É com alguma perplexidade que acompanho a interpretação e o significado que têm sido atribuídos aos resultados, quer do referendo na Grã-Bretanha quer das eleições presidenciais nos Estados Unidos da América, considerados por muitos uma praga de terríveis consequências, originada pelo voto maioritário de pessoas de estratos sócio-culturais mais baixos, impreparadas e pouco sofisticadas, mais facilmente atraídas, por isso mesmo, pelo discurso de líderes políticos anti-sistema e populistas.
Ora, o Brexit, Trump e o resultado de outras eleições ou referendos em vários países na Europa, como Grécia, Espanha, Áustria, Hungria, Itália e França, são o corolário de uma realidade económica e social comum, que está generalizada nos países desenvolvidos e que está para ficar. Estes novos políticos com um discurso de protesto, mais radical e agressivo, vão ao encontro da insatisfação e frustação de uma parte importante da população que vota, e, por isso, ganham eleições ou, pelo menos, obtêm bons resultados nas mesmas, o que lhes permite influenciar as decisões políticas dos seus países.

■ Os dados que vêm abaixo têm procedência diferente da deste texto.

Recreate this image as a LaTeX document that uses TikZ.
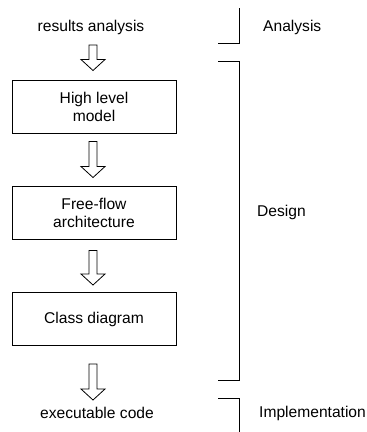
\documentclass[tikz,border=0pt]{standalone}
\usepackage{fontspec}
\setmainfont{Liberation Sans}
\usepackage{tikz}
\usetikzlibrary{calc}
\tikzstyle{flow}=[every node/.style={font=\fontsize{15.6}{18}\selectfont,text=black},
                x=1pt, y=-1pt]
\tikzstyle{stage}=[draw=black, line width=1pt, minimum width=164pt,
                minimum height=53pt, align=center, inner sep=2pt]
\tikzstyle{plabel}=[anchor=west, inner sep=0pt]
\tikzstyle{flowarr}=[draw=black, fill=white, line width=0.8pt, line join=miter]
\tikzstyle{phase}=[draw=black, line width=1pt]
\newcommand{\flowarrow}[2]{%
  \draw[flowarr] let \p1=(#1), \p2=(#2) in
    (\x1-4pt,\y1) -- (\x1+4pt,\y1) -- (\x1+4pt,\y2+11pt) -- (\x1+12pt,\y2+11pt)
    -- (\x1,\y2) -- (\x1-12pt,\y2+11pt) -- (\x1-4pt,\y2+11pt) -- cycle;}

\begin{document}
\begin{tikzpicture}[flow]
  \useasboundingbox (0,0) rectangle (367,432);
  % steps
  \node (ra) at (91,27) {results analysis};
  \node[stage] (hl) at (94,106.5) {High level\\model};
  \node[stage] (ff) at (94,212.5) {Free-flow\\architecture};
  \node[stage] (cd) at (94,319) {Class diagram};
  \node (ec) at (97,413) {executable code};
  % phases
  \node[plabel] (an) at (263,27) {Analysis};
  \node[plabel] (de) at (257,212) {Design};
  \node[plabel] (im) at (259,413) {Implementation};
  \draw[phase] (239,8) -- (239,43) -- (218,43);
  \draw[phase] (218,61) -- (239,61) -- (239,380) -- (218,380);
  \draw[phase] (218,398) -- (239,398) -- (239,432);
  % arrows
  \coordinate (a1s) at ($(ra.center)+(2,18)$);
  \coordinate (a1e) at ($(hl.north)+(-1,-9)$);
  \coordinate (a2s) at ($(hl.south)+(-1,8)$);
  \coordinate (a2e) at ($(ff.north)+(-1,-8)$);
  \coordinate (a3s) at ($(ff.south)+(-1,11)$);
  \coordinate (a3e) at ($(cd.north)+(-1,-7)$);
  \coordinate (a4s) at ($(cd.south)+(-1,18)$);
  \coordinate (a4e) at ($(ec.center)+(-4,-13)$);
  \flowarrow{a1s}{a1e}
  \flowarrow{a2s}{a2e}
  \flowarrow{a3s}{a3e}
  \flowarrow{a4s}{a4e}
\end{tikzpicture}
\end{document}
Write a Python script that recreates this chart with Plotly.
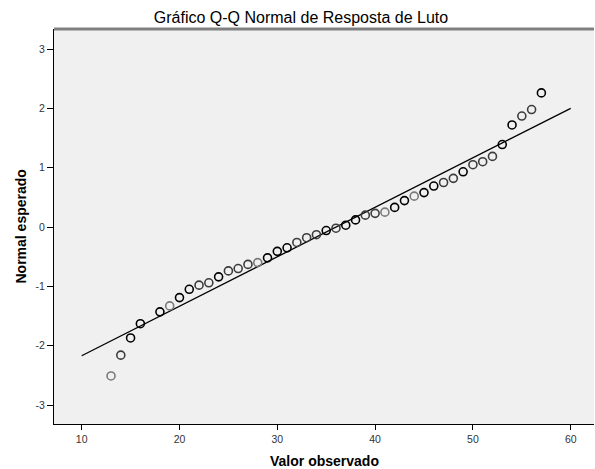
import plotly.graph_objects as go

# Observed values (Resposta de Luto) and their expected normal quantiles
observed = [13, 14, 15, 16, 18, 19, 20, 21, 22, 23, 24, 25, 26, 27, 28, 29, 30,
            31, 32, 33, 34, 35, 36, 37, 38, 39, 40, 41, 42, 43, 44, 45, 46, 47,
            48, 49, 50, 51, 52, 53, 54, 55, 56, 57]
expected = [-2.51, -2.16, -1.87, -1.63, -1.43, -1.33, -1.19, -1.05, -0.98, -0.94,
            -0.84, -0.74, -0.70, -0.63, -0.60, -0.52, -0.41, -0.35, -0.26, -0.18,
            -0.13, -0.06, -0.02, 0.03, 0.12, 0.20, 0.23, 0.25, 0.33, 0.445, 0.52,
            0.58, 0.69, 0.75, 0.82, 0.93, 1.05, 1.10, 1.19, 1.39, 1.72, 1.87,
            1.98, 2.26]
# Overlap (tie) level of each point, as seen from circle darkness
overlap = [1, 2, 3, 3, 3, 1, 3, 3, 2, 2, 3, 2, 2, 2, 1, 3, 3, 3, 2, 2, 2, 3, 2,
           3, 3, 2, 2, 1, 3, 3, 1, 3, 3, 2, 2, 3, 2, 2, 2, 3, 3, 2, 2, 3]

# Reference line endpoints
line_x = [10, 60]
line_y = [-2.17, 2.00]

x_ticks = [10, 20, 30, 40, 50, 60]
y_ticks = [-3, -2, -1, 0, 1, 2, 3]
y_tick_labels = ["-3", "-2", "-1", "0", "1", "2", "3"]

shade = {1: "#7a7a7a", 2: "#3c3c3c", 3: "#000000"}
colors = [shade[o] for o in overlap]

fig = go.Figure()
fig.add_trace(go.Scatter(
    x=line_x, y=line_y, mode="lines",
    line=dict(color="#000000", width=1.3), hoverinfo="skip", showlegend=False))
fig.add_trace(go.Scatter(
    x=observed, y=expected, mode="markers",
    marker=dict(symbol="circle-open", size=8, color=colors,
                line=dict(width=1.6, color=colors)),
    showlegend=False))

fig.update_layout(
    width=595, height=469,
    margin=dict(l=54, r=1, t=29, b=45, autoexpand=False),
    paper_bgcolor="white", plot_bgcolor="#f0f0f0",
    font=dict(family="Liberation Sans, Arial, sans-serif", color="#222"),
    title=dict(text="Gráfico Q-Q Normal de Resposta de Luto",
               x=301 / 595, xanchor="center", xref="container",
               y=1 - 17 / 469, yref="container", yanchor="middle", automargin=False,
               font=dict(size=16, color="#000")),
    xaxis=dict(range=[7.17, 62.38], tickvals=x_ticks, showgrid=False,
               zeroline=False, showline=True, linecolor="#000", linewidth=1,
               ticks="outside", ticklen=5, tickcolor="#000", automargin=False,
               tickfont=dict(size=10.5, color="#333")),
    yaxis=dict(range=[-3.32, 3.337], tickvals=y_ticks, ticktext=y_tick_labels,
               showgrid=False, automargin=False,
               zeroline=False, showline=True, linecolor="#000", linewidth=1,
               ticks="outside", ticklen=6, tickcolor="#000",
               tickfont=dict(size=10.5, color="#333")),
    shapes=[dict(type="line", xref="paper", yref="paper", x0=0, x1=1, y0=1, y1=1,
                 line=dict(color="#808080", width=3))],
    annotations=[
        dict(text="<b>Valor observado</b>", xref="paper", yref="paper",
             x=0.5, y=0, yshift=-37, xanchor="center", yanchor="middle",
             showarrow=False, font=dict(size=14, color="#000")),
        dict(text="<b>Normal esperado</b>", xref="paper", yref="paper",
             x=0, y=0.5, xshift=-34, xanchor="center", yanchor="middle",
             textangle=-90, showarrow=False, font=dict(size=14, color="#000")),
    ],
)

fig.write_html("out.html", config={"displayModeBar": False},
               post_script="document.body.style.margin='0';"
                           "document.body.style.overflow='hidden';")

O que se passa hoje é que a população da classe média e baixa com mais de 45 anos viu, nos últimos anos, as suas expectativas de vida não se concretizarem. Muitos indivíduos deste grupo são ou micro ou pequenos empresários que tiveram de fechar as suas empresas, ou trabalhadores que foram despedidos das empresas para as quais trabalhavam, sendo incorporados agora no grupo dos desempregados de longa duração ou reformados com pensões baixas. Tudo isto como consequência da rápida globalização da economia e da inovação tecnológica. Para este grupo de indivíduos não é suficiente que se lhes diga que têm de adaptar-se, que têm de emigrar ou que têm de exercer uma outra actividade de que não gostam nem sentem orgulho em realizar. É preciso mais.
Há várias décadas que não se assistia, por parte da elite política e académica, a uma tão grande discrepância entre a percepção da realidade que nos rodeia e a verdadeira realidade. Parece que os políticos e os macroeconomistas, responsáveis pelas políticas fiscais e monetárias e pelo comércio e relações internacionais, não percebem a razão por que as pessoas comuns estão descontentes e infelizes com a economia global, e não querem nem têm nenhum interesse em entender os conceitos económicos que levaram às decisões políticas dos últimos anos. Pelo contrário, parece que esses decisores continuam fechados numa bolha em frente do excel, com uma atitude elitista e de superioridade intelectual, e se recusam a aceitar que o sistema actual não está a responder às expectativas da maioria da população, comprometendo, com esta atitute autista, o que se construiu nos últimos 40 anos.
Os decisores políticos têm de encontrar um equilíbrio entre globalização e inovação tecnológica e as expectativas de todos. A globalização da economia não deveria, no meu entender, ser travada, mas, certamente, poderá e terá de ser controlada e faseada, de forma a que todos sejam integrados neste processo, tendo em consideração as expectativas de todos e não só dos considerados mais capazes e educados. Se nada se fizer já, tudo o que se construiu nas últimas décadas poderá, facilmente, ser destruído com o regresso de regimes proteccionistas e fechados, o que, naturalmente, evoluirá para a separação de interesses e confrontos.
Espera-se, pois, que não sejam apenas as pessoas comuns a ter de adaptar-se a uma nova realidade, mas também que os decisores políticos entendam as causas reais do que se está a passar e, também eles, se adaptem à nova situação, implementando políticas que vão ao encontro do interesse de todos.
O autor escreve segundo a antiga ortografia.